The title refers to The Cure's song "The Hanging Garden". ("Mr Pink Eyes" is another song by The Cure.) It also evokes the World War II massacre Rebus is investigating, which involved hanging the town leaders from trees. Each of the three books has a title drawn from the song "The Hanging Garden."

The novel begins with a short, two-chapter Book 1 in which Rebus says good-bye to Sammy on Guy Fawkes night and, a few hours later, finds her unconscious in the hospital after a hit-and-run. Book 2 occupies chapters 3-11 and provides a flashback filling in Rebus's various cases leading up to Guy Fawkes night, including persuading Sammy to provide shelter for the Bosnian prostitute. Book 3, which takes up the rest of the novel, returns to Rebus on November 6 and follows him as he gathers up the loose ends and provides the insights which lead to (potentially) dismantling not only Telford's but Tarawicz's gangs.

Interspersed between the books are italicized vignettes with scenes from Rebus's marriage: first, an argument with his wife, then a day when he failed to watch Sammy at the beach, then Sammy's birth, and, finally, learning that his wife was pregnant.

==Place in the Rebus novels==

"The division or turning-point in Rankin's career came in 1997 with the publication of Black & Blue," which showed more "ambition and range" than earlier books in the series, and also broke out of the limitations of genre to become a bestseller, interweaving an unsolved historical serial killer case with a view of the Scottish oil industry.
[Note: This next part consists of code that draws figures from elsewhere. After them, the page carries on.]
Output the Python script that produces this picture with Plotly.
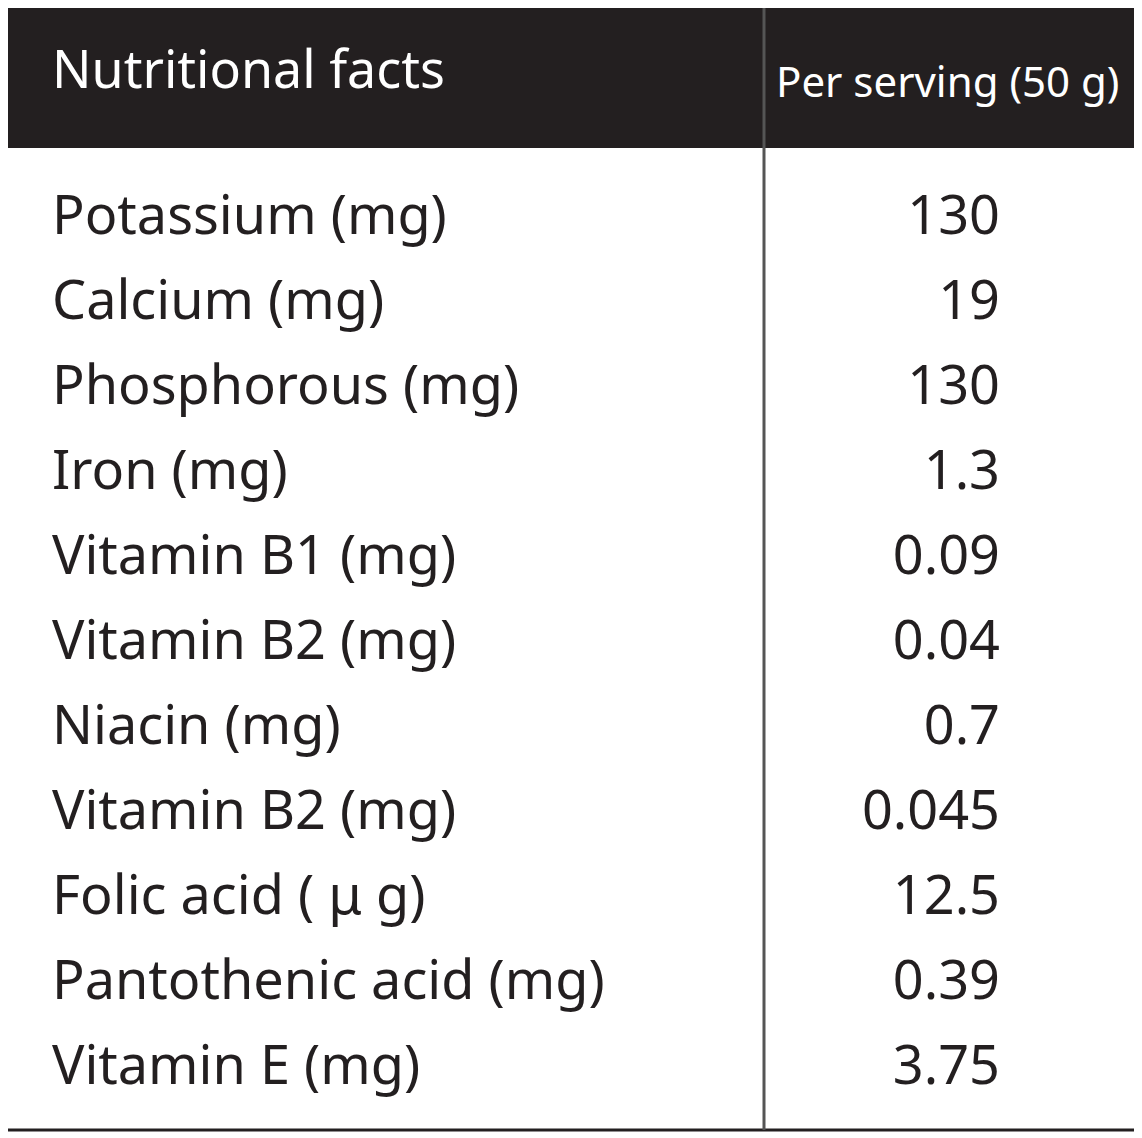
import plotly.graph_objects as go

header_left = "Nutritional facts"
header_right = "Per serving (50 g)"
nutrients = ["Potassium (mg)", "Calcium (mg)", "Phosphorous (mg)", "Iron (mg)",
             "Vitamin B1 (mg)", "Vitamin B2 (mg)", "Niacin (mg)", "Vitamin B2 (mg)",
             "Folic acid ( μ g)", "Pantothenic acid (mg)", "Vitamin E (mg)"]
values = ["130", "19", "130", "1.3", "0.09", "0.04", "0.7", "0.045", "12.5", "0.39", "3.75"]

W, H = 1142, 1138
OFF = 8  # page body margin
font = "Noto Sans"
row0, step = 220, 85
rows_y = [row0 + i * step for i in range(len(nutrients))]

fig = go.Figure()
fig.add_trace(go.Scatter(x=[52] * len(nutrients), y=rows_y, text=nutrients, mode="text",
                         textposition="middle right",
                         textfont=dict(family=font, size=54, color="#231f20"),
                         hoverinfo="skip"))
fig.add_trace(go.Scatter(x=[1000] * len(values), y=rows_y, text=values, mode="text",
                         textposition="middle left",
                         textfont=dict(family=font, size=54, color="#231f20"),
                         hoverinfo="skip"))
fig.add_trace(go.Scatter(x=[52, 776], y=[75, 86], text=[header_left, header_right], mode="text",
                         textposition="middle right",
                         textfont=dict(family=font, size=[52, 42], color="white"),
                         hoverinfo="skip"))

fig.add_shape(type="rect", x0=4, x1=1138, y0=6, y1=148, fillcolor="#231f20",
              line=dict(width=0), layer="below")
fig.add_shape(type="rect", x0=4, x1=1138, y0=6, y1=1130, line=dict(color="#231f20", width=3),
              fillcolor="rgba(0,0,0,0)")
fig.add_shape(type="line", x0=764, x1=764, y0=6, y1=1130, line=dict(color="#555", width=3))

fig.update_layout(width=W - OFF, height=H - OFF, margin=dict(l=0, r=0, t=0, b=0),
                  paper_bgcolor="white", plot_bgcolor="white", showlegend=False,
                  xaxis=dict(range=[OFF, W], visible=False, fixedrange=True),
                  yaxis=dict(range=[H, OFF], visible=False, fixedrange=True))
fig.write_html("out.html")
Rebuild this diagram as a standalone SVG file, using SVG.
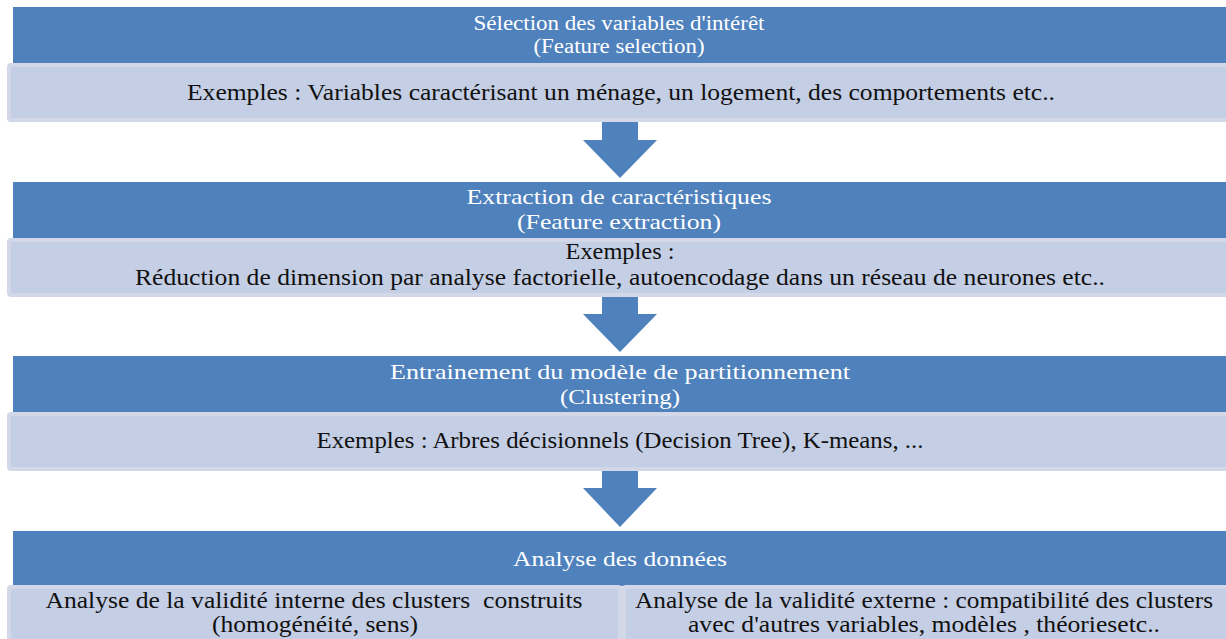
<svg xmlns="http://www.w3.org/2000/svg" width="1226" height="639" viewBox="0 0 1226 639">
<style>
.hdr{fill:#4F81BD;}
.lt{fill:#C4CEE4;stroke:#D2D8E8;stroke-width:4;}
.arr{fill:#4F81BD;}
text{font-family:"Liberation Serif","DejaVu Serif",serif;text-anchor:middle;white-space:pre;}
.w{fill:#FFFFFF;font-size:22px;}
.w1{fill:#FFFFFF;font-size:20px;}
.b{fill:#111111;font-size:23px;}
</style>
<rect width="1226" height="639" fill="#FFFFFF"/>
<g id="step1">
<rect class="hdr" x="13" y="7" width="1213" height="57"/>
<text class="w1" x="619" y="30" textLength="291" lengthAdjust="spacingAndGlyphs">Sélection des variables d'intérêt</text>
<text class="w1" x="619" y="53" textLength="171" lengthAdjust="spacingAndGlyphs">(Feature selection)</text>
<rect class="lt" x="9" y="65" width="1219" height="55" rx="2"/>
<text class="b" x="621" y="100" textLength="868" lengthAdjust="spacingAndGlyphs">Exemples : Variables caractérisant un ménage, un logement, des comportements etc..</text>
</g>
<g id="step2">
<rect class="hdr" x="13" y="182" width="1213" height="57"/>
<text class="w" x="619" y="204" textLength="305" lengthAdjust="spacingAndGlyphs">Extraction de caractéristiques</text>
<text class="w" x="619" y="229" textLength="204" lengthAdjust="spacingAndGlyphs">(Feature extraction)</text>
<rect class="lt" x="9" y="240" width="1219" height="55" rx="2"/>
<text class="b" x="620" y="259" textLength="109" lengthAdjust="spacingAndGlyphs">Exemples :</text>
<text class="b" x="620" y="285" textLength="970" lengthAdjust="spacingAndGlyphs">Réduction de dimension par analyse factorielle, autoencodage dans un réseau de neurones etc..</text>
</g>
<g id="step3">
<rect class="hdr" x="13" y="356" width="1213" height="57"/>
<text class="w" x="620" y="379" textLength="460" lengthAdjust="spacingAndGlyphs">Entrainement du modèle de partitionnement</text>
<text class="w" x="620" y="404" textLength="120" lengthAdjust="spacingAndGlyphs">(Clustering)</text>
<rect class="lt" x="9" y="414" width="1219" height="55" rx="2"/>
<text class="b" x="620" y="448" textLength="607" lengthAdjust="spacingAndGlyphs">Exemples : Arbres décisionnels (Decision Tree), K-means, ...</text>
</g>
<g id="step4">
<rect class="hdr" x="13" y="531" width="1213" height="55"/>
<text class="w" x="620" y="566" textLength="214" lengthAdjust="spacingAndGlyphs">Analyse des données</text>
</g>
<g id="internal">
<rect class="lt" x="9" y="587" width="611" height="56" rx="2"/>
<text class="b" x="314" y="608" textLength="537" lengthAdjust="spacingAndGlyphs">Analyse de la validité interne des clusters  construits</text>
<text class="b" x="315" y="632" textLength="206" lengthAdjust="spacingAndGlyphs">(homogénéité, sens)</text>
</g>
<g id="external">
<rect class="lt" x="624" y="587" width="604" height="56" rx="2"/>
<text class="b" x="924" y="608" textLength="578" lengthAdjust="spacingAndGlyphs">Analyse de la validité externe : compatibilité des clusters</text>
<text class="b" x="924" y="632" textLength="472" lengthAdjust="spacingAndGlyphs">avec d'autres variables, modèles , théoriesetc..</text>
</g>
<g id="connectors">
<polygon class="arr" points="602,122 638,122 638,140 657,140 620,178 583,140 602,140"/>
<polygon class="arr" points="602,297 638,297 638,314 657,314 620,352 583,314 602,314"/>
<polygon class="arr" points="602,471 638,471 638,488 657,488 620,527 583,488 602,488"/>
</g>
</svg>
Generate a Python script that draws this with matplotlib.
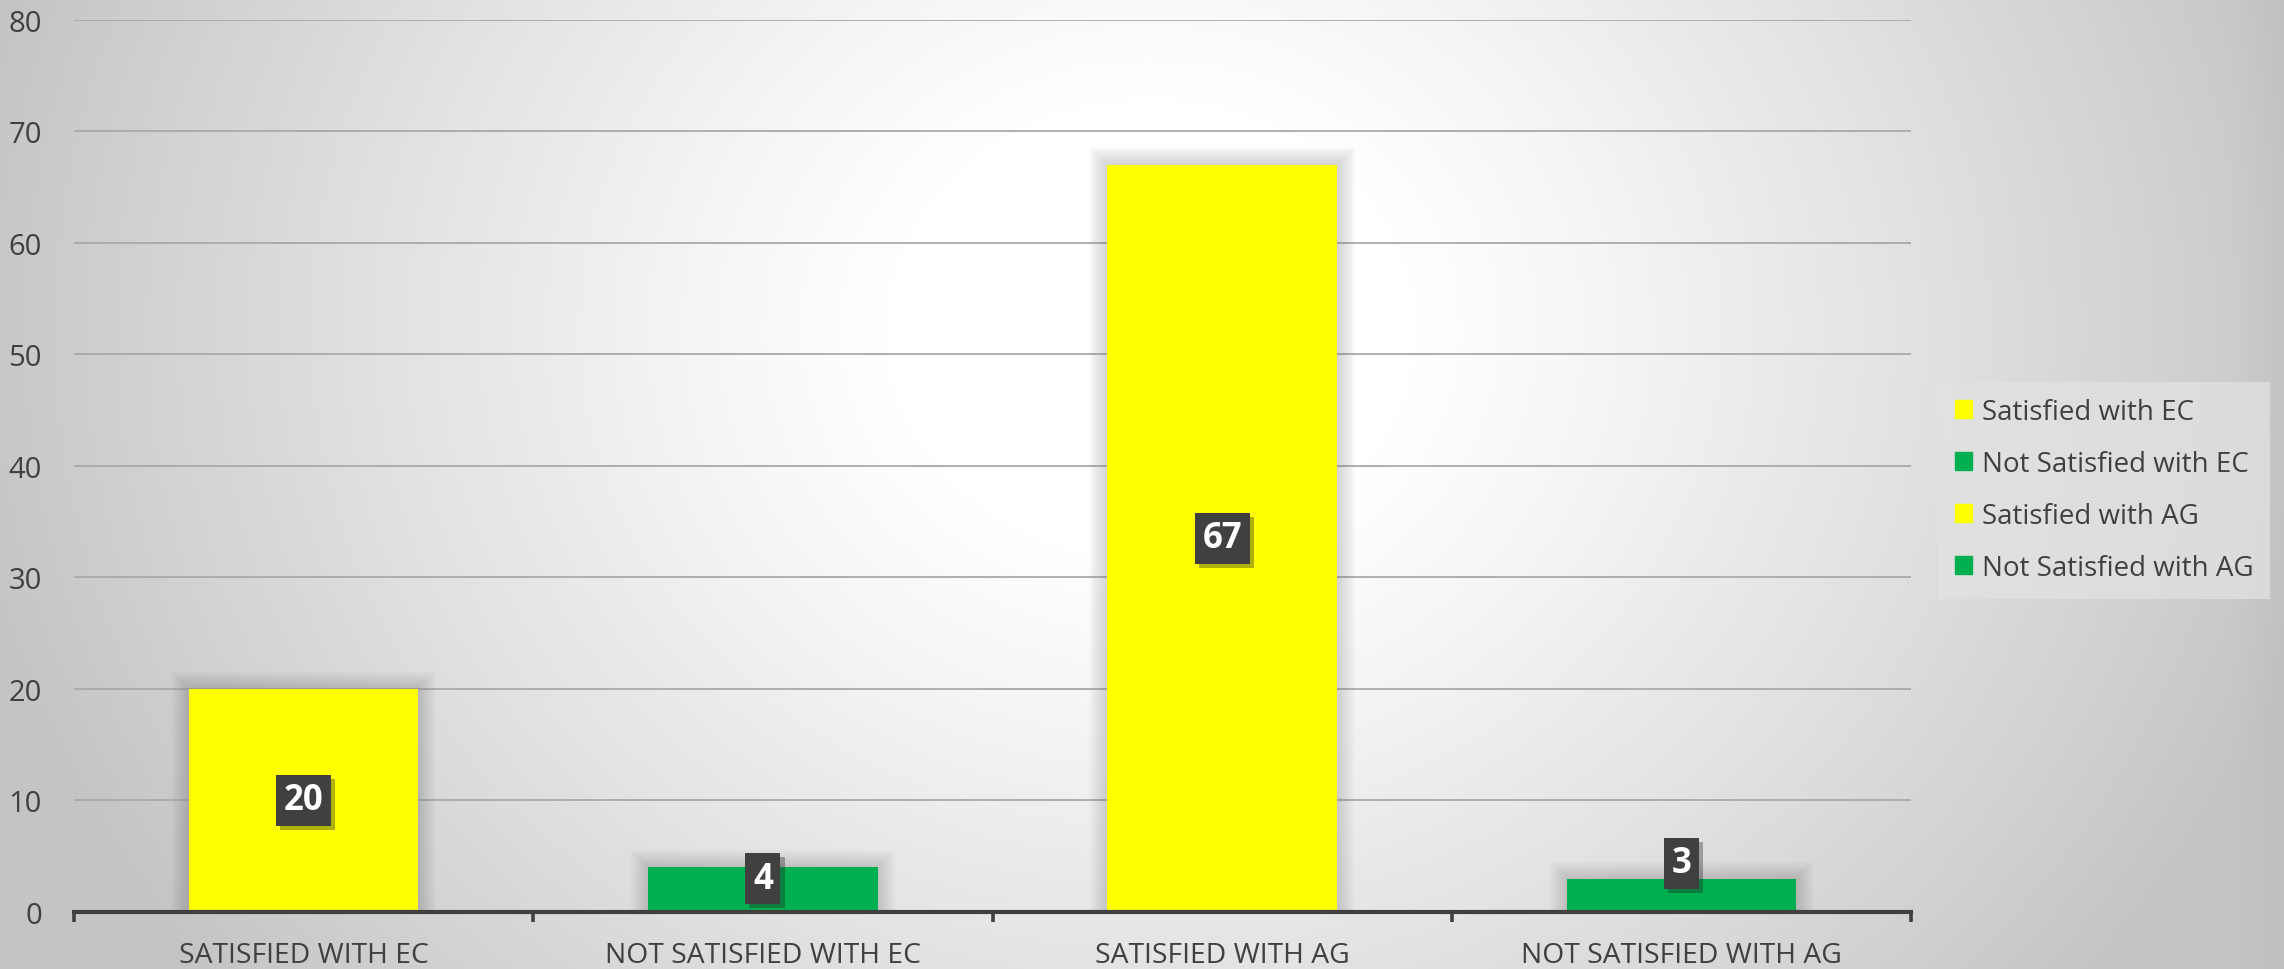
import numpy as np
import matplotlib
matplotlib.use("Agg")
import matplotlib.pyplot as plt
import matplotlib.patheffects as pe

plt.rcParams['font.family'] = ['Open Sans', 'DejaVu Sans']

categories = ["SATISFIED WITH EC", "NOT SATISFIED WITH EC", "SATISFIED WITH AG", "NOT SATISFIED WITH AG"]
series_names = ["Satisfied with EC", "Not Satisfied with EC", "Satisfied with AG", "Not Satisfied with AG"]
values = [20, 4, 67, 3]
colors = ["#FFFF00", "#00B050", "#FFFF00", "#00B050"]
yticks = [0, 10, 20, 30, 40, 50, 60, 70, 80]
label_offsets_px = [0, 11, 0, 32]

W, H, DPI = 2284, 970, 100
fig = plt.figure(figsize=(W / DPI, H / DPI), dpi=DPI)

# background radial gradient
bg = fig.add_axes([0, 0, 1, 1], zorder=-10)
yy, xx = np.mgrid[0:H, 0:W]
cx, cy = 1150, 330
d = np.sqrt(((xx - cx) / 1.15) ** 2 + ((yy - cy) / 1.0) ** 2)
t = np.clip((d - 230) / (1050 - 230), 0, 1)
g = 1.0 - 0.23 * t ** 1.1
g[:, 2230:] -= np.linspace(0, 0.02, W - 2230)[None, :]
bg.imshow(np.dstack([g, g, g]), aspect='auto', extent=[0, W, H, 0])
bg.set_axis_off()

left, right = 74 / W, 1911 / W
bottom, top = (H - 913) / H, (H - 20.7) / H
ax = fig.add_axes([left, bottom, right - left, top - bottom])
ax.set_facecolor('none')

x = np.arange(len(categories))
bw = 0.5
px_x = (len(categories)) / (1911 - 74)
px_y = 80 / (913 - 20.7)

# soft glow behind bars
for k in range(1, 19):
    ax.bar(x, np.array(values) + k * px_y, width=bw + 2 * k * px_x, color='#707070',
           alpha=0.017, zorder=1, linewidth=0)

bars = ax.bar(x, values, width=bw, color=colors, zorder=3, linewidth=0)

ax.set_xlim(-0.5, len(categories) - 0.5)
ax.set_ylim(0, 80)
ax.set_yticks(yticks)
ax.yaxis.grid(True, color='#a9a9a9', linewidth=1.3, zorder=0)
ax.set_axisbelow(True)
for s in ['top', 'right', 'left']:
    ax.spines[s].set_visible(False)
ax.spines['bottom'].set_color('#404040')
ax.spines['bottom'].set_linewidth(3.0)
ax.spines['bottom'].set_zorder(5)

ax.set_xticks(x)
ax.set_xticklabels(categories)
ax.set_xticks(np.arange(-0.5, len(categories)), minor=True)
ax.tick_params(axis='x', which='major', length=0, pad=21, labelsize=20.3, labelcolor='#404040')
ax.tick_params(axis='x', which='minor', length=7, width=2.6, color='#404040', direction='out')
ax.tick_params(axis='y', length=0, pad=23, labelsize=21, labelcolor='#404040')

for i, v in enumerate(values):
    txt = ax.annotate(str(v), xy=(x[i], v / 2), xytext=(0, label_offsets_px[i]),
                      textcoords='offset pixels', ha='center', va='center',
                      fontsize=25, fontweight='bold', color='white', zorder=10,
                      bbox=dict(boxstyle='square,pad=0.22', facecolor='#404040',
                                edgecolor='none', linewidth=0))
    txt.get_bbox_patch().set_path_effects(
        [pe.SimplePatchShadow(offset=(3, -3), shadow_rgbFace='#222222', alpha=0.35), pe.Normal()])

handles = [plt.Rectangle((0, 0), 1, 1, color=c) for c in colors]
leg = fig.legend(handles, series_names, loc='center left', bbox_to_anchor=(1938 / W, (H - 491) / H),
                 frameon=True, fontsize=20, handlelength=0.63, handleheight=0.63,
                 handletextpad=0.35, labelspacing=0.86, borderpad=0.6, fancybox=False,
                 borderaxespad=0)
leg.get_frame().set_facecolor('#e2e2e2')
leg.get_frame().set_alpha(0.75)
leg.get_frame().set_linewidth(0)
for t_ in leg.get_texts():
    t_.set_color('#404040')

fig.savefig('out.png', dpi=DPI)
The Hanging Garden is "comparable in scope," since the "sheer range of subjects ... is one of the keys" to the novel's success as a followup to the breakthrough Black & Blue. According to Allan Massie in The Scotsman, The Hanging Garden not only "confirmed [Rankin's] reputation" but "suggested that the categorisation of fiction into straight and crime novels is obsolete." Gill Plain points out that The Hanging Garden intensifies Rebus's personal anguish and guilt over his failures as a soldier and a husband/lover/father, focused now on Sammy's terrible accident, while denying the character "the consolations of closure," since solving the whodunnits does not really distribute guilt to the perpetrators in this novel. Plain suggests that the emotional intensity of The Hanging Garden could not be sustained in the following novel, Dead Souls, since the continued "twisting of the knife" leads to a bleakness that becomes "static."

Plain also points out that the Professor Lintz character, a respected citizen who probably supervised a Nazi massacre, is another example of the Jekyll and Hyde theme which Rankin had pursued through his first few Rebus novels. The importance of Jack Morton, as well as Rebus's guilty recollections of Sammy's kidnapping, tie The Hanging Garden to the first Rebus novel, Knots and Crosses.

== Reception ==
The novel was largely well-received, with Kirkus Reviews praising "action that’s relentlessly slam-bang, plotting that’s labyrinthine," and calling Rebus "one of the most charismatic heroes in contemporary crime fiction," although Publishers Weekly called it "sprawling" and "overloaded."